Os donos do terreno, que já levaram várias multas por uso irregular da propriedade, foram à Justiça para tentar reaver o imóvel, mas os vizinhos preferem os "squatters". A polícia diz que a criminalidade na região caiu por mais da metade desde a chegada do grupo ao local.
"O ambiente lá agora está limpo, e os vizinhos, incluindo uma creche, são muito gratos", escreveu recentemente Linda McCutcheon, presidente da associação de moradores local, numa carta em apoio aos "squatters".

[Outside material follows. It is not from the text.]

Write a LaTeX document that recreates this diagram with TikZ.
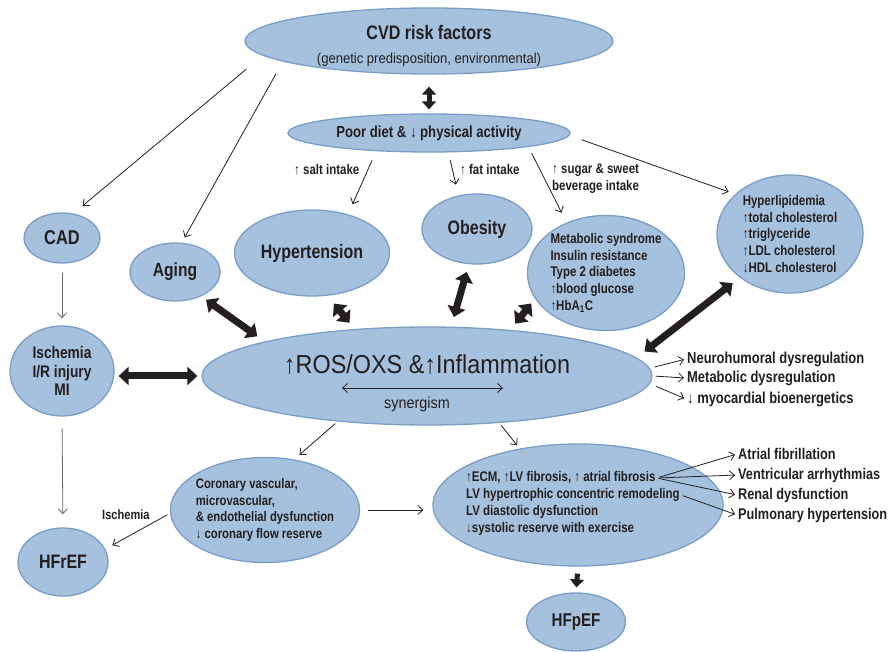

Mas essas histórias tendem a ficar abafadas por reportagens sobre ocupações abusivas. Chima conhece alguns casos desse tipo. Na zona leste de Londres, pintores terminaram de pintar uma casa e anunciaram à dona: "Não vamos embora".
Em outro incidente, um corretor imobiliário saiu às pressas de um apartamento que estava exibindo a potenciais clientes, quando alguém gritou que o carro dele estava sendo guinchado. Ao tentar voltar, descobriu que os (falsos) candidatos a inquilinos haviam se apropriado do local.
Por outro lado, disse Chima, ele recentemente ajudou uma família que vivia desde a década de 1990 em uma casa abandonada em Whitechapel, no leste de Londres, e que aproveitou as atuais leis para alegar usucapião e garantir a posse da propriedade.
"Eles trocaram as janelas, consertaram o telhado e estavam pagando as contas de luz", contou. "E, durante 13 anos, os proprietários nunca notaram."